Requirement:
The required output is the block of lines from the line with "What matplotlib code" to the line with "import matplotlib.pyplot as plt", endpoints included and pictures omitted.

Task material:
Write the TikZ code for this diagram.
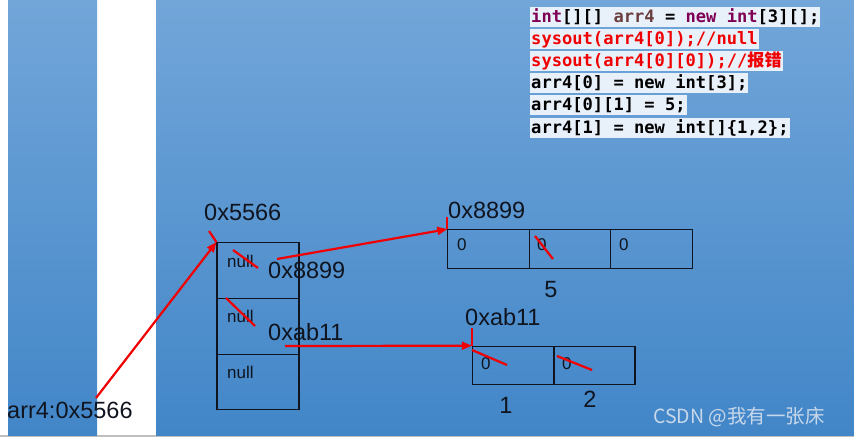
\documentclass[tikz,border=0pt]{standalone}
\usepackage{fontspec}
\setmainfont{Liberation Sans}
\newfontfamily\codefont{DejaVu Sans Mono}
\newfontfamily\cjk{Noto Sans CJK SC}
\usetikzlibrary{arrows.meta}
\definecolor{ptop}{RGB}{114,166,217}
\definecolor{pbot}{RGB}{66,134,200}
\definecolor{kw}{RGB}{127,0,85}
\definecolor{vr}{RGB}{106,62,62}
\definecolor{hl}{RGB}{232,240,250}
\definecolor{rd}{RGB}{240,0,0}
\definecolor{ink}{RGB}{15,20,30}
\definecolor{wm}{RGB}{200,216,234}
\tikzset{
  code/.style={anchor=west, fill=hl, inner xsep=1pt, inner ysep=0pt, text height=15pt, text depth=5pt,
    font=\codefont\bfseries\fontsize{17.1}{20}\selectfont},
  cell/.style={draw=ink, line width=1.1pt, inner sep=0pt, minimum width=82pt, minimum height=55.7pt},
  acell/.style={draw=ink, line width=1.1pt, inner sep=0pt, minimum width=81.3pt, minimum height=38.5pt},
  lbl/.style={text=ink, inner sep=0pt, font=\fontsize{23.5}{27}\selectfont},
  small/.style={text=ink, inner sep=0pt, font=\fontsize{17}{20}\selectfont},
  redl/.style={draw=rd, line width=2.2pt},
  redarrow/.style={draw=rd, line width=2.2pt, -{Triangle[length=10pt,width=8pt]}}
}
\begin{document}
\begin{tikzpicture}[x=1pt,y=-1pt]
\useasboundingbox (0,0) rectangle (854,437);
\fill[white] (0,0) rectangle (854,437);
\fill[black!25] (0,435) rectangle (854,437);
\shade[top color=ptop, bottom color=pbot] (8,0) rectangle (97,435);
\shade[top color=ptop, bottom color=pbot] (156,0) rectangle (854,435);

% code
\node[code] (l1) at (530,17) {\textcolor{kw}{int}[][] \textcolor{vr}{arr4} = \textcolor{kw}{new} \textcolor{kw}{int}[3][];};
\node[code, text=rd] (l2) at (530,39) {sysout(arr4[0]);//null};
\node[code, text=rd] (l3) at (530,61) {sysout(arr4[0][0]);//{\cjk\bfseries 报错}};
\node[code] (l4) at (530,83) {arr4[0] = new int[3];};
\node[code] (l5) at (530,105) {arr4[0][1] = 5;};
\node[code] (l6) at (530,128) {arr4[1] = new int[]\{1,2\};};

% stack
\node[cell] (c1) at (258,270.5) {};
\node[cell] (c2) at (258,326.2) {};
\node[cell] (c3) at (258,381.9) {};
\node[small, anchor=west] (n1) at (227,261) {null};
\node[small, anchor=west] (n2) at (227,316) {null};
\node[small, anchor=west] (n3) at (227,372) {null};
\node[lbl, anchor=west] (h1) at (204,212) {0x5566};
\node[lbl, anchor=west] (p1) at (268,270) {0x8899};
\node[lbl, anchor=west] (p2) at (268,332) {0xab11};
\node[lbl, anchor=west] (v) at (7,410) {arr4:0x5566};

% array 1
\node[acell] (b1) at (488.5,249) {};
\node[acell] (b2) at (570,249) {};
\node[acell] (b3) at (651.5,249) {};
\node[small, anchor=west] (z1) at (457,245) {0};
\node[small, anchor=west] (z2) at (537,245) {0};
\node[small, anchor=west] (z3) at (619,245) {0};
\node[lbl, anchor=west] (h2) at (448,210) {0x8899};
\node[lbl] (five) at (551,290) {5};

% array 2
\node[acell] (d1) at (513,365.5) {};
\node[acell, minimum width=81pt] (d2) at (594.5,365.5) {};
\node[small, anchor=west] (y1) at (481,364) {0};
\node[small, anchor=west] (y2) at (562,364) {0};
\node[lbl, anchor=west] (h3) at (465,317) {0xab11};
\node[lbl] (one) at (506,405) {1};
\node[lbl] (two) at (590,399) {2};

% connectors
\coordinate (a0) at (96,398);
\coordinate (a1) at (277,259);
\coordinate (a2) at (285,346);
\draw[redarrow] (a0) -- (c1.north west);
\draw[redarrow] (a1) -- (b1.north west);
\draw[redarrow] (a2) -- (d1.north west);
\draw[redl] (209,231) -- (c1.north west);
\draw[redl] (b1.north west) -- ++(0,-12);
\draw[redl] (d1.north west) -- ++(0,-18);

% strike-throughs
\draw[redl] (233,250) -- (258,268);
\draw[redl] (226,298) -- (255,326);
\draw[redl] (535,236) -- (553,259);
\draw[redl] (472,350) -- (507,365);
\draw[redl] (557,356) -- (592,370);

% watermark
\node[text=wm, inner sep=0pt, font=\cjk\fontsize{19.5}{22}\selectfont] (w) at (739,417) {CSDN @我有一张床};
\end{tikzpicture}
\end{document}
* * *
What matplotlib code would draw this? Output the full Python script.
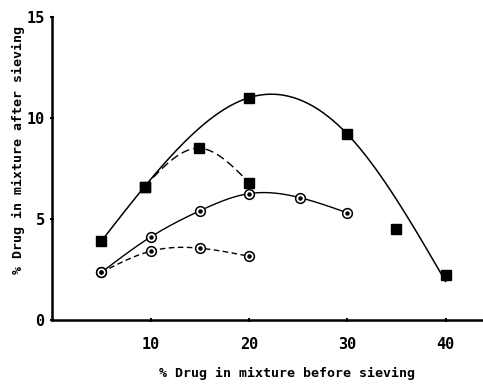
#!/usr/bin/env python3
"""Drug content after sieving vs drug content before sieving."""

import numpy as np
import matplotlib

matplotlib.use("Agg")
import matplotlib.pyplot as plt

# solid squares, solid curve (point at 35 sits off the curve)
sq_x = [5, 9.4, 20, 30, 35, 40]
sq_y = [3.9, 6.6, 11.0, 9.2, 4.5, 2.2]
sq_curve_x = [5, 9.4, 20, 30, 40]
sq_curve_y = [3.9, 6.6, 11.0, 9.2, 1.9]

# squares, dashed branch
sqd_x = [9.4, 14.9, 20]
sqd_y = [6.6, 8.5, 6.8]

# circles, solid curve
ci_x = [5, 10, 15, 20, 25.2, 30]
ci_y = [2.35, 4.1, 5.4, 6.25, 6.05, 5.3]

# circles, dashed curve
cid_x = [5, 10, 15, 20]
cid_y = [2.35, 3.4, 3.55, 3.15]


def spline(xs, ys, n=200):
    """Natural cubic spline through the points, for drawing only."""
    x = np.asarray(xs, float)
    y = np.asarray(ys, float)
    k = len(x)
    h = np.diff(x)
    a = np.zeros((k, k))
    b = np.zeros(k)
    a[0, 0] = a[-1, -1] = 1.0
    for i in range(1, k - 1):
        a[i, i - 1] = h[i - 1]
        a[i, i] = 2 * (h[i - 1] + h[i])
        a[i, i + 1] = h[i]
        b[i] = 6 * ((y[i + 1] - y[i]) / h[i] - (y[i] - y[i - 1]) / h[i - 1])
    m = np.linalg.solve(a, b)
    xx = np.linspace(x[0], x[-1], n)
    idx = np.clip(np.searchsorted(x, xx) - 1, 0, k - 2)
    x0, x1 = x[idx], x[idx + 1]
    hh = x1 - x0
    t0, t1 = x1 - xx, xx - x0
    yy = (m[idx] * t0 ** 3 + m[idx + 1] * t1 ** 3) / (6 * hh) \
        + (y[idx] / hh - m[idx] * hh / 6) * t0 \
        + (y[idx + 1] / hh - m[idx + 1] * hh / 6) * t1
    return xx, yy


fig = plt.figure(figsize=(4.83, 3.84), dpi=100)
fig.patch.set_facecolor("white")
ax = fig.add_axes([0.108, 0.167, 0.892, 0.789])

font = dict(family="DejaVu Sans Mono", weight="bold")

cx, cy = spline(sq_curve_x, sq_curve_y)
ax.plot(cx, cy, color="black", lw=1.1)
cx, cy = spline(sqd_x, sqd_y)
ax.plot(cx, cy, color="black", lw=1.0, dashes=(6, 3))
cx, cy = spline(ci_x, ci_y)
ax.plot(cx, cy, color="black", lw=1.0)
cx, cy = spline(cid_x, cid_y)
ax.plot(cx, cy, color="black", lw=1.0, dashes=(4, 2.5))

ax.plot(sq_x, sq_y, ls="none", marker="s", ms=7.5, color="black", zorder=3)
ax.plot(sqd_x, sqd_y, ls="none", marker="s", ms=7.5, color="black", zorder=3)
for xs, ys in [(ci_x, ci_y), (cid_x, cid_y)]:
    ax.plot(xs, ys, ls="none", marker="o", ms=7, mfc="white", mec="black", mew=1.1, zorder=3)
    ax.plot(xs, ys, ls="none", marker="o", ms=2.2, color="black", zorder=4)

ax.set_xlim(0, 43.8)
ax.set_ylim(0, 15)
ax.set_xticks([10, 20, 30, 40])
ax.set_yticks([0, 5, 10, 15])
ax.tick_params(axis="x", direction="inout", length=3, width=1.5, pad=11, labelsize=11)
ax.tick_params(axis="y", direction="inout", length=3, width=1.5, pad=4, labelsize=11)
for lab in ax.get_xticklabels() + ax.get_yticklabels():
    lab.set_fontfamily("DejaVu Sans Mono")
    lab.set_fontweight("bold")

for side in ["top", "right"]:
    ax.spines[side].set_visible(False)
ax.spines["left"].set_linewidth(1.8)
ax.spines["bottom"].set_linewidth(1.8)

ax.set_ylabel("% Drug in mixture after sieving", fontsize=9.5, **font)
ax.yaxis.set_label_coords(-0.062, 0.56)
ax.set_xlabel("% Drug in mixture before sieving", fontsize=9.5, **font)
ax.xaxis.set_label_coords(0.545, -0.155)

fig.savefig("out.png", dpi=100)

Answer:
What matplotlib code would draw this? Output the full Python script.
#!/usr/bin/env python3
"""Drug content after sieving vs drug content before sieving."""

import numpy as np
import matplotlib

matplotlib.use("Agg")
import matplotlib.pyplot as plt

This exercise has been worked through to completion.